Friday, March 27, 2009

Talking About Artists: Elizabeth Bisbing

Top: Tornado, from the Calamity Series, 2009, collage: ink on paper, 15 1/2 x 11 3/8 inches
Bottom: Mercy (after Simone Martini), from the Paper Madonnas Series, 2008, collage: gouache on paper, with gold leaf, 12 x 8 inches

I met painter Elizabeth Bisbing while I was a student at Rutgers University.  We were introduced by her daughter and my friend, Christine Ramsey-Wade (a seriously talented poet), who invited me to see her mother's work at an art opening in Red Bank, NJ.  Bisbing's earlier works - small, square paintings depicting iconic spools of thread and geometric Monopoly houses in surreal, flat landscapes of bright, eerie color - conveyed complex themes of feminism and domesticity.                         

Bisbing met with me last week to discuss her current body of work that was most recently exhibited at Soho20 Chelsea Gallery in New York and is featured in the traveling group exhibition, The Veil: Visible and Invisible Spaces (now at Indiana University East).  Her medium has shifted to collage, although the painter in her is still very evident, and her imagery is sourced from both the home and the museum.  Referencing and borrowing imagery from famous masterpieces featuring iconic depictions of women, she re-interprets the paintings through small-scale collages, lending them new context and dimensionality.  "I wanted to (reclaim) the word 'Master' since 'Mistress' doesn't work well for women; it has negative associations and implications," commented Bisbing.      

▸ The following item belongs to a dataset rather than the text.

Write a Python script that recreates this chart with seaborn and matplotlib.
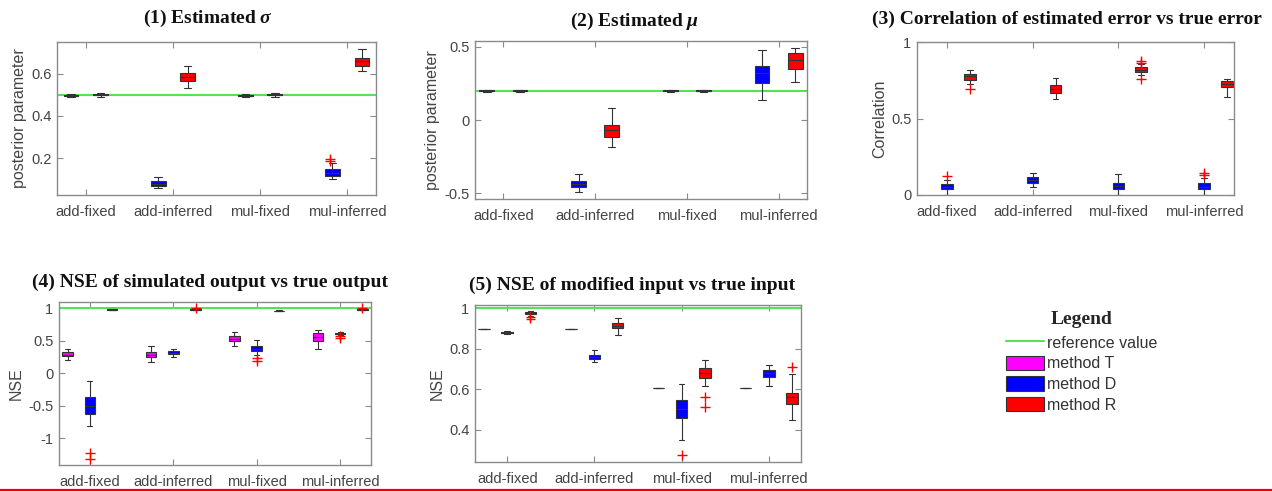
import numpy as np
import pandas as pd
import matplotlib
matplotlib.use("Agg")
import matplotlib.pyplot as plt
import seaborn as sns
from matplotlib.lines import Line2D
from matplotlib.patches import Patch
from matplotlib.ticker import FuncFormatter

# ---------------- data ----------------
categories = ["add-fixed", "add-inferred", "mul-fixed", "mul-inferred"]
methods = ["method T", "method D", "method R"]
method_colors = ["#ff00ff", "#0000ff", "#ff0000"]

# five-number summaries [whisker low, q1, median, q3, whisker high] per category
sigma_D = [[0.490, 0.494, 0.496, 0.499, 0.506], [0.055, 0.068, 0.078, 0.090, 0.111],
           [0.489, 0.493, 0.495, 0.498, 0.503], [0.098, 0.116, 0.130, 0.148, 0.178]]
sigma_R = [[0.492, 0.499, 0.502, 0.505, 0.509], [0.532, 0.568, 0.585, 0.606, 0.640],
           [0.492, 0.499, 0.502, 0.505, 0.509], [0.616, 0.640, 0.660, 0.675, 0.719]]
sigma_fliers = [("mul-inferred", "method D", 0.195), ("mul-inferred", "method D", 0.186)]
sigma_ref = 0.5

mu_D = [[0.194, 0.197, 0.200, 0.203, 0.206], [-0.493, -0.455, -0.435, -0.416, -0.370],
        [0.194, 0.197, 0.200, 0.203, 0.206], [0.136, 0.250, 0.320, 0.370, 0.480]]
mu_R = [[0.194, 0.197, 0.200, 0.203, 0.206], [-0.186, -0.114, -0.070, -0.034, 0.080],
        [0.194, 0.197, 0.200, 0.203, 0.206], [0.257, 0.350, 0.410, 0.460, 0.495]]
mu_fliers = []
mu_ref = 0.2

corr_D = [[0.000, 0.037, 0.055, 0.072, 0.098], [0.050, 0.081, 0.100, 0.116, 0.146],
          [0.000, 0.040, 0.060, 0.079, 0.138], [0.000, 0.040, 0.055, 0.076, 0.110]]
corr_R = [[0.727, 0.753, 0.775, 0.793, 0.819], [0.627, 0.666, 0.690, 0.718, 0.766],
          [0.782, 0.806, 0.820, 0.834, 0.858], [0.638, 0.703, 0.725, 0.747, 0.760]]
corr_fliers = [("add-fixed", "method D", 0.124), ("add-fixed", "method R", 0.692),
               ("mul-fixed", "method R", 0.878), ("mul-fixed", "method R", 0.862),
               ("mul-fixed", "method R", 0.760), ("mul-inferred", "method D", 0.144),
               ("mul-inferred", "method D", 0.133)]
corr_ref = 1.0

nse_out_T = [[0.205, 0.267, 0.290, 0.333, 0.370], [0.170, 0.251, 0.290, 0.328, 0.420],
             [0.426, 0.503, 0.530, 0.569, 0.640], [0.370, 0.497, 0.560, 0.615, 0.667]]
nse_out_D = [[-0.805, -0.626, -0.500, -0.359, -0.113], [0.256, 0.297, 0.310, 0.338, 0.374],
             [0.280, 0.350, 0.380, 0.420, 0.510], [0.585, 0.600, 0.610, 0.630, 0.640]]
nse_out_R = [[0.975, 0.980, 0.983, 0.987, 0.990], [0.975, 0.980, 0.984, 0.988, 0.993],
             [0.955, 0.960, 0.963, 0.966, 0.970], [0.975, 0.980, 0.984, 0.988, 0.993]]
nse_out_fliers = [("add-fixed", "method D", -1.23), ("add-fixed", "method D", -1.32),
                  ("add-inferred", "method R", 1.0), ("mul-fixed", "method D", 0.230),
                  ("mul-fixed", "method D", 0.195), ("mul-inferred", "method D", 0.574),
                  ("mul-inferred", "method D", 0.540), ("mul-inferred", "method R", 1.0)]
nse_out_ref = 1.0

nse_in_T = [[0.900] * 5, [0.900] * 5, [0.607] * 5, [0.607] * 5]
nse_in_D = [[0.873, 0.876, 0.880, 0.884, 0.888], [0.734, 0.752, 0.760, 0.772, 0.793],
            [0.347, 0.460, 0.500, 0.545, 0.625], [0.615, 0.661, 0.680, 0.694, 0.720]]
nse_in_R = [[0.964, 0.970, 0.975, 0.980, 0.987], [0.868, 0.904, 0.915, 0.930, 0.955],
            [0.615, 0.656, 0.680, 0.706, 0.747], [0.446, 0.526, 0.560, 0.583, 0.674]]
nse_in_fliers = [("add-fixed", "method R", 0.959), ("add-fixed", "method R", 0.950),
                 ("mul-fixed", "method D", 0.276), ("mul-fixed", "method R", 0.560),
                 ("mul-fixed", "method R", 0.512), ("mul-inferred", "method R", 0.711)]
nse_in_ref = 1.0

# ---------------- style ----------------
sns.set_theme(style="white")
plt.rcParams["font.family"] = ["Liberation Sans", "DejaVu Sans"]
plt.rcParams["axes.unicode_minus"] = False
plt.rcParams["mathtext.fontset"] = "custom"
plt.rcParams["mathtext.it"] = "Liberation Serif:italic:bold"
plt.rcParams["mathtext.rm"] = "Liberation Serif:bold"

TICK_C = "#444444"
SPINE_C = "#8a8a8a"
GREEN = "#55e355"
palette = dict(zip(methods, method_colors))
flier_pal = {m: "#ff0000" for m in methods}


def to_long(stats_by_method):
    rows = []
    for m, stats in stats_by_method.items():
        for c, five in zip(categories, stats):
            for v in five:
                rows.append((c, m, v))
    return pd.DataFrame(rows, columns=["cat", "method", "value"])


def draw(ax, stats, fliers, hue_order, ref, ylim, yticks, ylabel, width, gap, xpad):
    df = to_long(stats)
    ax.axhline(ref, color=GREEN, lw=1.5, zorder=1.5)
    sns.boxplot(data=df, x="cat", y="value", hue="method", order=categories,
                hue_order=hue_order, palette=palette, whis=np.inf, width=width,
                gap=gap, linecolor="#333333", linewidth=0.8, saturation=1,
                legend=False, ax=ax)
    if fliers:
        fl = pd.DataFrame(fliers, columns=["cat", "method", "value"])
        sns.stripplot(data=fl, x="cat", y="value", hue="method", order=categories,
                      hue_order=hue_order, palette=flier_pal, dodge=True, jitter=False,
                      marker="+", size=7, linewidth=1, legend=False, ax=ax, zorder=4)
    ax.set_xlim(-xpad, len(categories) - 1 + xpad)
    ax.set_ylim(*ylim)
    ax.set_yticks(yticks)
    ax.yaxis.set_major_formatter(FuncFormatter(lambda v, p: "%g" % v))
    ax.set_xlabel("")
    ax.set_ylabel(ylabel, fontsize=11.5, color=TICK_C, labelpad=3)
    ax.tick_params(direction="in", length=4, width=0.8, color=SPINE_C,
                   labelcolor=TICK_C, labelsize=10.5, top=True, right=True,
                   bottom=True, left=True, pad=4)
    ax.tick_params(axis="x", pad=7)
    for s in ax.spines.values():
        s.set_color(SPINE_C)
        s.set_linewidth(1.0)
    ax.set_facecolor("white")


W, H = 1272, 492
fig = plt.figure(figsize=(W / 100, H / 100), dpi=100)
fig.patch.set_facecolor("white")


def box(l, r, t, b):
    return [l / W, 1 - b / H, (r - l) / W, (b - t) / H]


ax1 = fig.add_axes(box(57, 376, 42, 195))
ax2 = fig.add_axes(box(475, 807, 41, 199))
ax3 = fig.add_axes(box(917, 1234, 42, 195))
ax4 = fig.add_axes(box(59, 371, 302, 465))
ax5 = fig.add_axes(box(475, 801, 305, 462))

draw(ax1, {"method D": sigma_D, "method R": sigma_R}, sigma_fliers,
     ["method D", "method R"], sigma_ref, (0.024, 0.752), [0.2, 0.4, 0.6],
     "posterior parameter", 0.68, 0.5, 0.33)
draw(ax2, {"method D": mu_D, "method R": mu_R}, mu_fliers,
     ["method D", "method R"], mu_ref, (-0.54, 0.54), [-0.5, 0, 0.5],
     "posterior parameter", 0.72, 0.55, 0.31)
draw(ax3, {"method D": corr_D, "method R": corr_R}, corr_fliers,
     methods, corr_ref, (0, 1), [0, 0.5, 1], "Correlation", 0.8, 0.5, 0.35)
draw(ax4, {"method T": nse_out_T, "method D": nse_out_D, "method R": nse_out_R},
     nse_out_fliers, methods, nse_out_ref, (-1.41, 1.1), [-1, -0.5, 0, 0.5, 1],
     "NSE", 0.8, 0.53, 0.37)
draw(ax5, {"method T": nse_in_T, "method D": nse_in_D, "method R": nse_in_R},
     nse_in_fliers, methods, nse_in_ref, (0.24, 1.017), [0.4, 0.6, 0.8, 1],
     "NSE", 0.8, 0.5, 0.37)

title_kw = dict(family="Liberation Serif", weight="bold", fontsize=14,
                ha="center", va="center", color="#111111")
fig.text(208 / W, 1 - 18 / H, r"(1) Estimated $\sigma$", **title_kw)
fig.text(635 / W, 1 - 21 / H, r"(2) Estimated $\mu$", **title_kw)
fig.text(1067 / W, 1 - 19 / H, "(3) Correlation of estimated error vs true error", **title_kw)
fig.text(210 / W, 1 - 282 / H, "(4) NSE of simulated output vs true output", **title_kw)
fig.text(632 / W, 1 - 285 / H, "(5) NSE of modified input vs true input", **title_kw)

# legend
handles = [Line2D([], [], color=GREEN, lw=1.5),
           Patch(facecolor=method_colors[0], edgecolor="#333333", lw=0.8),
           Patch(facecolor=method_colors[1], edgecolor="#333333", lw=0.8),
           Patch(facecolor=method_colors[2], edgecolor="#333333", lw=0.8)]
labels = ["reference value"] + methods
leg = fig.legend(handles, labels, loc="upper left",
                 bbox_to_anchor=(1006 / W, 1 - 311 / H), frameon=False,
                 title="Legend", fontsize=11.5, handlelength=2.4,
                 handleheight=1.0, labelspacing=0.32, handletextpad=0.15,
                 borderpad=0, borderaxespad=0,
                 title_fontproperties={"family": "Liberation Serif",
                                       "weight": "bold", "size": 14})
for t in leg.get_texts():
    t.set_color("#333333")
leg._legend_box.sep = 5

# red rule at the bottom
fig.add_artist(Line2D([0, 1], [1 - 490 / H, 1 - 490 / H], transform=fig.transFigure,
                      color="#ee0000", lw=1.6))

fig.savefig("out.png", dpi=100, facecolor="white")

The amount of detail and labor that goes into each of these collages is a testament to Bisbing's patience and love of creating them.  She starts with several drawings that she then traces for her collage elements, essentially creating patterns which can be re-used for several works.  Each element, which is often miniscule in size, is cut from sheets of different shades of colored paper that Bisbing has hand painted herself with gouache.  The final product is painterly and mosaic-like all at once; the painstaking process quite evident in the work.    

In addition to referencing masterpieces, Bisbing has created a series of collages which she has titled her "Calamity Series."  These works, in black/white and gray scale, each show two little girls in the direct path of a natural disaster - a shark, a tidal wave or a tornado - innocently going about their play without any awareness or knowledge of danger.  A mother of four, including two grown daughters, Bisbing "wanted to convey what it's like to be or to raise a little girl in our society."  

Even if I didn't know Bisbing personally, I feel as though I would after seeing her work.  From her art making process to her imagery, you get a sense of the artist's desires, hopes and fears; you can imagine just how she might be working in her studio.  It's the work of an accessible visionary; a master you can relate to.    


1 comment:

  1. Lovely and thoughtful writing about Elizabeth's work. She's a wonderful artist; I have collected and live with several of her pieces.